In Social Forces, Megan Andrew examines how being held back in grade school affects kids’ high-school completion, college entry, and college completion. Students can be held back for a variety of reasons, many of which are well intentioned. But as Andrew shows, such jarring incidents and processes can be “scarring,” leaving lasting impacts on young people’s lives, moreso depending on its timing.
Andrew uses two national, longitudinal studies in her work: the National Longitudinal Survey of Youth 1979 and the National Educational Longitudinal Study 1988. Each consists of repeated surveys of thousands of students from grade-school into adult life. Even when she uses a method called “sibling fixed-effects” to control for family, birth-cohort, and demographic characteristics within families, retention still has clear consequences for high-school completion. Andrew finds that any grade-school retention greatly decreases a child’s odds of high school completion; however, the effect is dampened when the retention occurs earlier rather than later. That is, repeating the second grade isn’t as harmful as being held back in the eighth grade. Luckily, once Andrew controls for high school completion, the scarring effect seems to go down; if kids graduate high school, a past retention has less impact on their college entry and completion.

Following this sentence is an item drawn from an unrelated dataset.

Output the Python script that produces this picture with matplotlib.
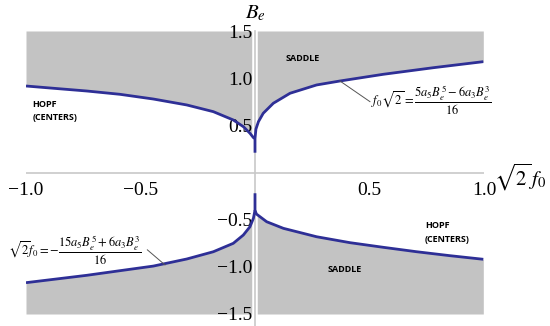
import numpy as np
import matplotlib.pyplot as plt

plt.rcParams['mathtext.fontset'] = 'stix'

# upper branch, f0 < 0 (runs into the cusp at f0 = 0)
ul_x = [-1.0, -0.881, -0.735, -0.59, -0.444, -0.298, -0.182, -0.095, -0.051, -0.022, -0.007, 0.0]
ul_y = [0.917, 0.893, 0.864, 0.829, 0.779, 0.716, 0.645, 0.557, 0.486, 0.416, 0.37, 0.36]
# upper branch, f0 > 0 (starts with the cusp stub)
ur_x = [0.0, 0.0, 0.004, 0.015, 0.036, 0.08, 0.153, 0.269, 0.371, 0.56, 0.779, 0.997]
ur_y = [0.21, 0.36, 0.46, 0.539, 0.628, 0.734, 0.84, 0.928, 0.97, 1.041, 1.111, 1.175]
# lower branch, f0 < 0
ll_x = [-1.0, -0.881, -0.735, -0.59, -0.444, -0.298, -0.182, -0.095, -0.051, -0.022, -0.007, 0.0]
ll_y = [-1.168, -1.133, -1.09, -1.041, -0.992, -0.917, -0.84, -0.751, -0.663, -0.575, -0.486, -0.40]
# lower branch, f0 > 0
lr_x = [0.0, 0.0, 0.006, 0.022, 0.051, 0.124, 0.269, 0.415, 0.56, 0.706, 0.852, 0.997]
lr_y = [-0.22, -0.40, -0.44, -0.469, -0.522, -0.592, -0.681, -0.744, -0.793, -0.84, -0.882, -0.92]

xticks = [-1.0, -0.5, 0.5, 1.0]
yticks = [-1.5, -1.0, -0.5, 0.5, 1.0, 1.5]

grey = '#c3c3c3'
blue = '#2e2f96'
axcol = '#c8c8c8'

fig = plt.figure(figsize=(5.5, 3.26), dpi=100)
ax = fig.add_axes([26/550, 12/326, 458/550, 283/326])
ax.set_xlim(-1, 1)
ax.set_ylim(-1.5, 1.5)

ax.fill_between(ul_x, ul_y, 1.5, color=grey, lw=0)
ax.fill_between(ur_x, ur_y, 1.5, color=grey, lw=0)
ax.fill_between(ll_x, ll_y, -1.5, color=grey, lw=0)
ax.fill_between(lr_x, lr_y, -1.5, color=grey, lw=0)

# axes lines (white gap around the vertical one)
ax.plot([0, 0], [1.5, -1.65], color='white', lw=4, clip_on=False, zorder=3)
ax.plot([0, 0], [1.5, -1.65], color=axcol, lw=1.2, clip_on=False, zorder=3)
ax.plot([-1, 1], [0, 0], color=axcol, lw=1.2, zorder=3)

for xs, ys in [(ul_x, ul_y), (ur_x, ur_y), (ll_x, ll_y), (lr_x, lr_y)]:
    ax.plot(xs, ys, color=blue, lw=2, zorder=4, solid_capstyle='butt',
            solid_joinstyle='round')

for s in ax.spines.values():
    s.set_visible(False)
ax.spines['left'].set_position('zero')
ax.spines['bottom'].set_position('zero')
ax.set_xticks(xticks)
ax.set_yticks(yticks)
ax.set_xticklabels([('\u2212' if v < 0 else '') + '%.1f' % abs(v) for v in xticks],
                   fontfamily='Liberation Serif')
ax.set_yticklabels([('\u2212' if v < 0 else '') + '%.1f' % abs(v) for v in yticks],
                   fontfamily='Liberation Serif')
ax.tick_params(length=0, labelsize=14)
ax.tick_params(axis='x', pad=7)
ax.tick_params(axis='y', pad=2)

ax.text(0.004, 1.69, r'$B_e$', fontsize=15, ha='center', va='center', clip_on=False)
ax.text(1.157, -0.05, r'$\sqrt{2}\,f_0$', fontsize=15, ha='center', va='center', clip_on=False)

lab_kw = dict(fontsize=6.5, fontweight='bold', fontfamily='Open Sans', va='center', ha='left')
ax.text(-0.972, 0.65, 'HOPF\n(CENTERS)', linespacing=1.6, **lab_kw)
ax.text(0.135, 1.21, 'SADDLE', **lab_kw)
ax.text(0.742, -0.635, 'HOPF\n(CENTERS)', linespacing=1.6, **lab_kw)
ax.text(0.315, -1.03, 'SADDLE', **lab_kw)

ax.plot([0.371, 0.502], [0.97, 0.751], color='#555555', lw=0.7, zorder=4)
ax.text(0.505, 0.77, r'$f_0\sqrt{2}=\dfrac{5a_5B_e^5-6a_3B_e^3}{16}$', fontsize=9,
        ha='left', va='center')
ax.plot([-0.393, -0.47], [-0.98, -0.82], color='#555555', lw=0.7, zorder=4)
ax.text(-1.077, -0.82, r'$\sqrt{2}f_0=-\dfrac{15a_5B_e^5+6a_3B_e^3}{16}$', fontsize=9,
        ha='left', va='center', clip_on=False)

fig.savefig('out.png', dpi=100)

Drawing on sociological understandings of performance and self-esteem, Andrew theorizes that stigma and students’ doubts about their capabilities (raised by being held back) explain the scarring effects. So when educators and parents hope to better prepare students for transitions to junior high or high school with an extra year of grade school, the move can paradoxically lower a child’s chances of educational success. Now teachers and parents can better address children’s needs with the knowledge that, if it is necessary to hold a child back in school, it’s far better to do so earlier rather than later in the educational process.
Comments 1
Alexis — June 6, 2015
The study design allows the authors to control for family and environment effects. But how do we parse the effects of individual variation in ability and/or motivation for school from the effect of being held back? That is, the children who struggle academically are more likely to be held back and ultimately less likely to graduate. So the effect of being held back on graduation rates is confounded by academic ability/motivation?